Yes, this sounds like a sensible approach to me.

Am 19. März 2020 16:36:07 MEZ schrieb Zsolt Ero <zsolt.ero@gmail.com>:
Thanks! I was able to get these queries running, making them in a
batch of 100, putting a 5 seconds sleep between them.

Now I've downloaded population data and mixed them so I think I've solved this.

Just to clarify:
1. I need to run both the "simple" and the "latest" query and mix the results.
2. I see that for 95% the cases the "latest" query works and returns
the latest data.
3. 5% of the cases, only the "simple" query works, for example:
https://www.wikidata.org/wiki/Q128323

Is that correct like this?

Zsolt

On Thu, 19 Mar 2020 at 11:10, Benno Fünfstück
<benno.fuenfstueck@mailbox.tu-dresden.de> wrote:

You can just insert all those items into the `VALUES` statement at the
top of the query.

Here is a query to only selects data where the "point in time" qualifier
is present, and then only gives you the latest version: https://w.wiki/KkM

Note that this query won't return any results for items where "point in
time" is not specified on any statement. It's unclear to me how that
case should be dealt with, from a semantic point of view: what can we do
if we don't know from which time the data is?

Regards,
Benno

On 18.03.20 23:40, Zsolt Ero wrote:
Thanks! There is about 5000 item ids in the Natural Earth dataset,
what would be the best way to get them? Also, how can I get the latest
data? For example in your query Italy shows 2016, and there is 2017
and 2020 in there.

On Wed, 18 Mar 2020 at 23:34, Lucas Werkmeister
<mail@lucaswerkmeister.de> wrote:
If you have the item IDs already, the query is relatively simple:

SELECT ?item ?population WHERE {
VALUES ?item { wd:Q38 wd:Q148 wd:Q884 }
?item wdt:P1082 ?population.
}

https://w.wiki/KjA

You can add more values for the ?item (and spread them across several
lines as well), the three above are just an example.

Cheers,
Lucas

On 18.03.20 22:58, Zsolt Ero wrote:
Hi,

I'm contributing to develop an open source scraper for COVID-19 data
and we are looking to download the population data from Wikidata for
regions around the world.

First, we'd like to get province / state / county items but later on
probably much finer granularity.
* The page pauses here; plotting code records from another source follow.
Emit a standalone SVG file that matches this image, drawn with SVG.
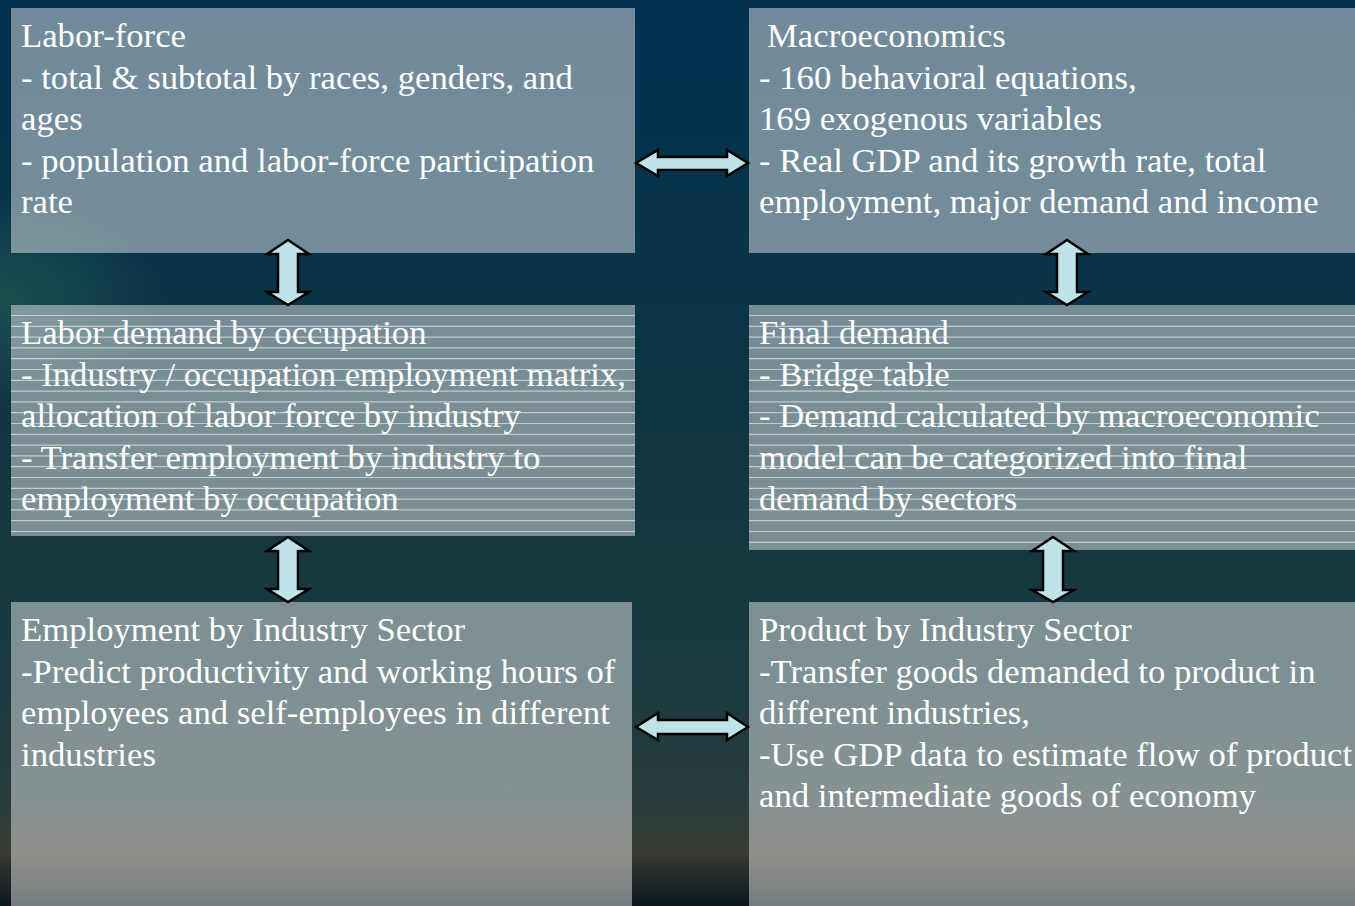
<svg xmlns="http://www.w3.org/2000/svg" width="1355" height="906" viewBox="0 0 1355 906">
  <defs>
    <linearGradient id="sky" x1="0" y1="0" x2="0" y2="1">
      <stop offset="0" stop-color="#03304f"/>
      <stop offset="0.25" stop-color="#08334a"/>
      <stop offset="0.5" stop-color="#123641"/>
      <stop offset="0.75" stop-color="#1a3a40"/>
      <stop offset="0.9" stop-color="#2a3c3c"/>
      <stop offset="0.94" stop-color="#3a3a30"/>
      <stop offset="1" stop-color="#0a1820"/>
    </linearGradient>
    <radialGradient id="glow" cx="0" cy="0.33" r="0.12">
      <stop offset="0" stop-color="#2d6a5a" stop-opacity="0.5"/>
      <stop offset="1" stop-color="#2d6a5a" stop-opacity="0"/>
    </radialGradient>
    <style>
      .panel { fill: #ffffff; fill-opacity: 0.44; }
      .rules { stroke: #ffffff; stroke-opacity: 0.55; stroke-width: 1.2; fill: none; }
      .label { font-family: "Liberation Serif", "Times New Roman", serif; font-size: 34.7px; fill: #ffffff; }
      .arrow { fill: #bde3e6; stroke: #000000; stroke-width: 2.5; stroke-linejoin: miter; }
    </style>
  </defs>

  <!-- backdrop -->
  <rect x="0" y="0" width="1355" height="906" fill="url(#sky)"/>
  <rect x="0" y="0" width="1355" height="906" fill="url(#glow)"/>

  <!-- Labor-force -->
  <g id="labor-force">
    <rect class="panel" x="11" y="8" width="624" height="245"/>
    <text class="label">
      <tspan x="21" y="47">Labor-force</tspan>
      <tspan x="21" y="88.5">- total &amp; subtotal by races, genders, and</tspan>
      <tspan x="21" y="130">ages</tspan>
      <tspan x="21" y="171.5">- population and labor-force participation</tspan>
      <tspan x="21" y="213">rate</tspan>
    </text>
  </g>

  <!-- Macroeconomics -->
  <g id="macroeconomics">
    <rect class="panel" x="749" y="8" width="606" height="245"/>
    <text class="label">
      <tspan x="767" y="47">Macroeconomics</tspan>
      <tspan x="759" y="88.5">- 160 behavioral equations,</tspan>
      <tspan x="759" y="130">169 exogenous variables</tspan>
      <tspan x="759" y="171.5">- Real GDP and its growth rate, total</tspan>
      <tspan x="759" y="213">employment, major demand and income</tspan>
    </text>
  </g>

  <!-- Labor demand by occupation -->
  <g id="labor-demand">
    <rect class="panel" x="11" y="305" width="624" height="231"/>
    <path class="rules" d="M11 315.5H635M11 326.3H635M11 337.1H635M11 347.9H635M11 358.7H635M11 369.5H635M11 380.3H635M11 391.1H635M11 401.9H635M11 412.7H635M11 423.5H635M11 434.3H635M11 445.1H635M11 455.9H635M11 466.7H635M11 477.5H635M11 488.3H635M11 499.1H635M11 509.9H635M11 520.7H635M11 531.5H635"/>
    <text class="label">
      <tspan x="21" y="344">Labor demand by occupation</tspan>
      <tspan x="21" y="385.5">- Industry / occupation employment matrix,</tspan>
      <tspan x="21" y="427">allocation of labor force by industry</tspan>
      <tspan x="21" y="468.5">- Transfer employment by industry to</tspan>
      <tspan x="21" y="510">employment by occupation</tspan>
    </text>
  </g>

  <!-- Final demand -->
  <g id="final-demand">
    <rect class="panel" x="749" y="305" width="606" height="245"/>
    <path class="rules" d="M749 315.5H1355M749 326.3H1355M749 337.1H1355M749 347.9H1355M749 358.7H1355M749 369.5H1355M749 380.3H1355M749 391.1H1355M749 401.9H1355M749 412.7H1355M749 423.5H1355M749 434.3H1355M749 445.1H1355M749 455.9H1355M749 466.7H1355M749 477.5H1355M749 488.3H1355M749 499.1H1355M749 509.9H1355M749 520.7H1355M749 531.5H1355M749 542.3H1355"/>
    <text class="label">
      <tspan x="759" y="344">Final demand</tspan>
      <tspan x="759" y="385.5">- Bridge table</tspan>
      <tspan x="759" y="427">- Demand calculated by macroeconomic</tspan>
      <tspan x="759" y="468.5">model can be categorized into final</tspan>
      <tspan x="759" y="510">demand by sectors</tspan>
    </text>
  </g>

  <!-- Employment by Industry Sector -->
  <g id="employment-by-industry">
    <rect class="panel" x="11" y="602" width="621" height="304"/>
    <text class="label">
      <tspan x="21" y="641">Employment by Industry Sector</tspan>
      <tspan x="21" y="682.5">-Predict productivity and working hours of</tspan>
      <tspan x="21" y="724">employees and self-employees in different</tspan>
      <tspan x="21" y="765.5">industries</tspan>
    </text>
  </g>

  <!-- Product by Industry Sector -->
  <g id="product-by-industry">
    <rect class="panel" x="749" y="602" width="606" height="304"/>
    <text class="label">
      <tspan x="759" y="641">Product by Industry Sector</tspan>
      <tspan x="759" y="682.5">-Transfer goods demanded to product in</tspan>
      <tspan x="759" y="724">different industries,</tspan>
      <tspan x="759" y="765.5">-Use GDP data to estimate flow of product</tspan>
      <tspan x="759" y="807">and intermediate goods of economy</tspan>
    </text>
  </g>

  <!-- two-way block arrows between panels -->
  <g id="connectors">
    <path class="arrow" d="M636 163L658 150V157H727V150L748 163L727 176V170H658V176Z"/>
    <path class="arrow" d="M636 727L658 713V720H727V713L748 727L727 740V734H658V740Z"/>
    <path class="arrow" d="M288 240L309 254H298V292H309L288 305L267 292H278V254H267Z"/>
    <path class="arrow" d="M288 537L309 551H298V589H309L288 602L267 589H278V551H267Z"/>
    <path class="arrow" d="M1067 240L1088 254H1077V292H1088L1067 305L1046 292H1057V254H1046Z"/>
    <path class="arrow" d="M1053 537L1074 551H1063V590H1074L1053 602L1032 590H1043V551H1032Z"/>
  </g>
</svg>
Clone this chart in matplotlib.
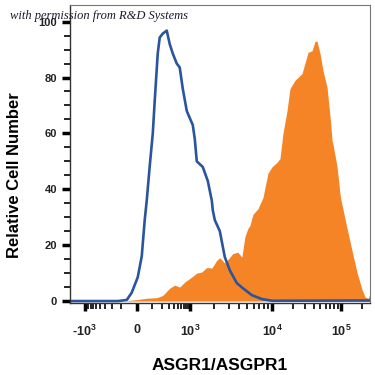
import numpy as np
import matplotlib
matplotlib.use("Agg")
import matplotlib.pyplot as plt
from matplotlib.ticker import FixedLocator

plt.rcParams['font.family'] = 'Liberation Sans'
plt.rcParams['mathtext.fontset'] = 'custom'
plt.rcParams['mathtext.rm'] = 'Liberation Sans:bold'
plt.rcParams['mathtext.bf'] = 'Liberation Sans:bold'
plt.rcParams['mathtext.default'] = 'bf'

# isotype control (blue outline)
ctrl_x = [-2300, -130, -88, -60, -29, 6, 29, 47, 60, 80, 104, 121, 149, 170,
          206, 264, 315, 377, 475, 564, 671, 844, 1000, 1088, 1151, 1217,
          1440, 1658, 1855, 1908, 2018, 2323, 2673, 3075, 3742, 4430, 5703,
          7551, 10000, 263000]
ctrl_y = [0, 0, 0.2, 0.4, 3, 8.5, 16, 29, 36, 48, 60, 72, 88.6, 94.3,
          95.7, 96.8, 92, 88.6, 85, 83.6, 76, 68, 65.5, 63, 58, 50,
          48, 43, 36, 32.5, 29, 25, 15.7, 11, 6.4, 4.6, 2.1,
          0.7, 0.1, 0.2]

# ASGR1/ASGPR1 stained (orange fill)
stain_x = [-73, -53, 0, 60, 139, 206, 315, 423, 564, 752, 1058, 1217, 1401,
           1612, 1855, 2135, 2323, 2673, 3075, 3345, 3850, 4306, 4688, 5096,
           5393, 5865, 6745, 7766, 8933, 10000, 11810, 13060, 14430, 16490,
           18230, 21540, 27200, 33250, 38000, 42000, 44900, 49600, 54800,
           62700, 69300, 74100, 76600, 87500, 96800, 100000, 122000, 144000,
           171000, 201500, 223000, 246000, 263000]
stain_y = [0, 0.2, 0.5, 1, 1.2, 2, 4.6, 5.7, 5, 6.8, 8.6, 10, 10.4,
           12, 11.8, 14.6, 15.5, 13.6, 15.7, 17, 17.5, 15.7, 23, 26,
           27, 31, 33, 37, 45.7, 48, 49.6, 51, 60, 68,
           76, 79, 81.4, 89, 89.6, 93, 93, 88.6, 82.5,
           76.4, 66, 57.5, 56, 48, 38, 36, 26, 18,
           10, 4, 1.4, 1, 2.5]

x_major = [-1000, 0, 1000, 10000, 100000]
x_major_labels = [r'-$10^{3}$', r'0', r'$10^{3}$', r'$10^{4}$', r'$10^{5}$']

# biexponential-like display scale (asinh, then decade widths)
W = 100.0
U_KNOTS = np.arcsinh(np.array(x_major, float) / W)
P_KNOTS = np.array([-52.0, 0.0, 53.0, 135.0, 204.0])
S_LO = (P_KNOTS[1] - P_KNOTS[0]) / (U_KNOTS[1] - U_KNOTS[0])
S_HI = (P_KNOTS[-1] - P_KNOTS[-2]) / (U_KNOTS[-1] - U_KNOTS[-2])


def fwd(x):
    u = np.arcsinh(np.asarray(x, float) / W)
    p = np.interp(u, U_KNOTS, P_KNOTS)
    p = np.where(u < U_KNOTS[0], P_KNOTS[0] + (u - U_KNOTS[0]) * S_LO, p)
    p = np.where(u > U_KNOTS[-1], P_KNOTS[-1] + (u - U_KNOTS[-1]) * S_HI, p)
    return p


def inv(p):
    p = np.asarray(p, float)
    u = np.interp(p, P_KNOTS, U_KNOTS)
    u = np.where(p < P_KNOTS[0], U_KNOTS[0] + (p - P_KNOTS[0]) / S_LO, u)
    u = np.where(p > P_KNOTS[-1], U_KNOTS[-1] + (p - P_KNOTS[-1]) / S_HI, u)
    return W * np.sinh(u)


fig = plt.figure(figsize=(3.75, 3.75), dpi=100)
ax = fig.add_axes([0.187, 0.192, 0.800, 0.795])
ax.set_xscale('function', functions=(fwd, inv))

ax.fill_between(stain_x, 0, stain_y, color='#f58426', linewidth=0)
ax.plot(ctrl_x, ctrl_y, color='#2a559e', linewidth=1.9)

ax.set_xlim(-2300, 263000)
ax.set_ylim(-0.7, 106)

minors = []
for k in range(1, 10):
    if k > 1:
        minors += [-k * 100, k * 100, k * 1000, k * 10000, k * 100000]
    else:
        minors += [-100, 100]
ax.xaxis.set_major_locator(FixedLocator(x_major))
ax.xaxis.set_minor_locator(FixedLocator(minors))
ax.set_xticklabels(x_major_labels)
ax.set_yticks([0, 20, 40, 60, 80, 100])
ax.yaxis.set_minor_locator(FixedLocator(list(range(5, 100, 5))))

ax.tick_params(axis='both', which='major', length=6, width=2.5,
               color='black', labelsize=8, labelcolor='#222222')
ax.tick_params(axis='x', which='major', labelsize=9, pad=9)
ax.tick_params(axis='both', which='minor', length=4, width=1.2,
               color='black')
for lab in ax.get_yticklabels() + ax.get_xticklabels():
    lab.set_fontweight('bold')

for side in ['top', 'right']:
    ax.spines[side].set_color('#777777')
    ax.spines[side].set_linewidth(0.8)
for side in ['left', 'bottom']:
    ax.spines[side].set_color('#333333')
    ax.spines[side].set_linewidth(1.0)

ax.set_ylabel('Relative Cell Number', fontsize=12, fontweight='bold')
ax.yaxis.set_label_coords(-0.16, 0.43)
ax.set_xlabel('ASGR1/ASGPR1', fontsize=12.5, fontweight='bold', labelpad=14)

fig.text(0.027, 0.958, 'with permission from R&D Systems', fontsize=9,
         style='italic', family='Liberation Serif', color='#1a1a2e',
         va='center', ha='left')

fig.savefig('out.png', dpi=100)
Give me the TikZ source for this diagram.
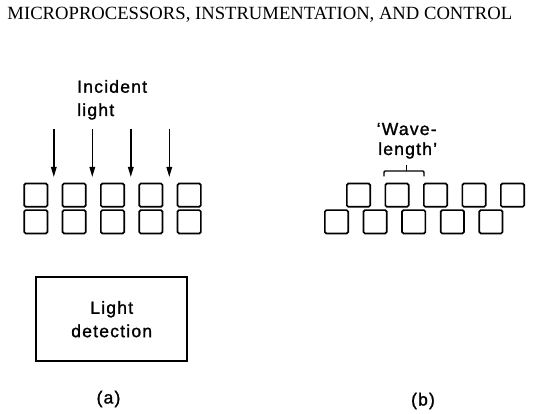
\documentclass[tikz,border=0pt]{standalone}
\usepackage{fontspec}
\setmainfont{Liberation Serif}
\newfontfamily\labfont[LetterSpace=7,FakeBold=1.3]{Liberation Sans}
\usetikzlibrary{arrows.meta}
\tikzset{
  sq/.style={draw, line width=1.7pt, rounded corners=1.5pt, minimum size=23.3pt, inner sep=0pt, anchor=north west},
  lab/.style={font=\labfont\fontsize{17.5}{23.4}\selectfont, inner sep=0pt},
  inarrow/.style={line width=1.4pt, -{Triangle[length=10pt,width=5.5pt]}},
  bracepath/.style={line width=1.4pt, rounded corners=1.2pt},
  detbox/.style={draw, line width=1.8pt, minimum width=151.3pt, minimum height=83.7pt, inner sep=0pt, align=center, font=\labfont\fontsize{17.5}{23.4}\selectfont}
}
\begin{document}
\begin{tikzpicture}[x=1pt,y=-1pt]
\useasboundingbox (0,0) rectangle (542,414);
% header
\node[anchor=base west, inner sep=0pt, font=\fontsize{18.65}{22}\selectfont] (head) at (7.3,20) {MICROPROCESSORS, INSTRUMENTATION, AND CONTROL};
% (a) squares
\foreach \i in {0,...,4} {
  \node[sq] (at\i) at ({23.3+38.35*\i},182.7) {};
  \node[sq] (ab\i) at ({23.3+38.35*\i},209.3) {};
}
% arrows
\foreach \i/\x in {1/53.8,2/92.3,3/130.8,4/169.3} {
  \coordinate (s\i) at (\x,129.3);
  \coordinate (e\i) at (\x,177);
  \draw[inarrow] (s\i) -- (e\i);
}
\node[lab, anchor=base west] (inc1) at (77,92.7) {Incident};
\node[lab, anchor=base west] (inc2) at (77,116) {light};
% detection box
\node[detbox] (det) at (111.7,319.2) {Light\\detection};
\node[lab] (la) at (108.5,399) {(a)};
% (b) squares
\foreach \i in {0,...,4} {
  \node[sq] (bt\i) at ({346+38.5*\i},182.7) {};
  \node[sq] (bb\i) at ({324+38.6*\i},209.3) {};
}
% brace
\coordinate (br1) at (384,176.5);
\coordinate (br2) at (384,171);
\coordinate (br3) at (424,171);
\coordinate (br4) at (424,176.5);
\coordinate (brm) at (406.5,171);
\coordinate (brt) at (406.5,165);
\draw[bracepath] (br1) -- (br2) -- (br3) -- (br4);
\draw[line width=1.4pt] (brm) -- (brt);
\node[lab, anchor=base west] (wl1) at (376.5,135) {‘Wave-};
\node[lab, anchor=base west] (wl2) at (378,155) {length’};
\node[lab] (lb) at (423,401) {(b)};
\end{tikzpicture}
\end{document}
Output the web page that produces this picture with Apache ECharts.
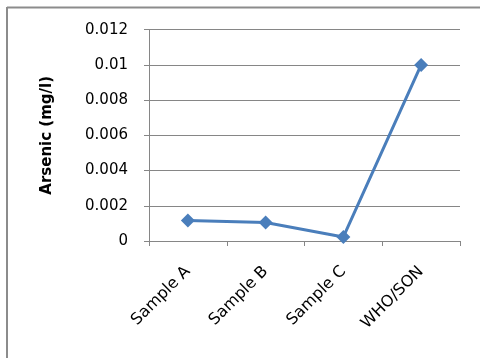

We have Wikidata Q id-s from Natural
Earth, we just don't know how to get the population data from Wikidata
without scraping. I've seen that there is either a 71 GB gzip JSON
archive or the query service on https://query.wikidata.org/.

What I'm looking for would be very simple, just {"Q1234567":
population} pairs in a JSON, I guess the query service would be ideal,
but I have no idea how to use it (even after looking at the tutorial).

Can you help me write this very simple query?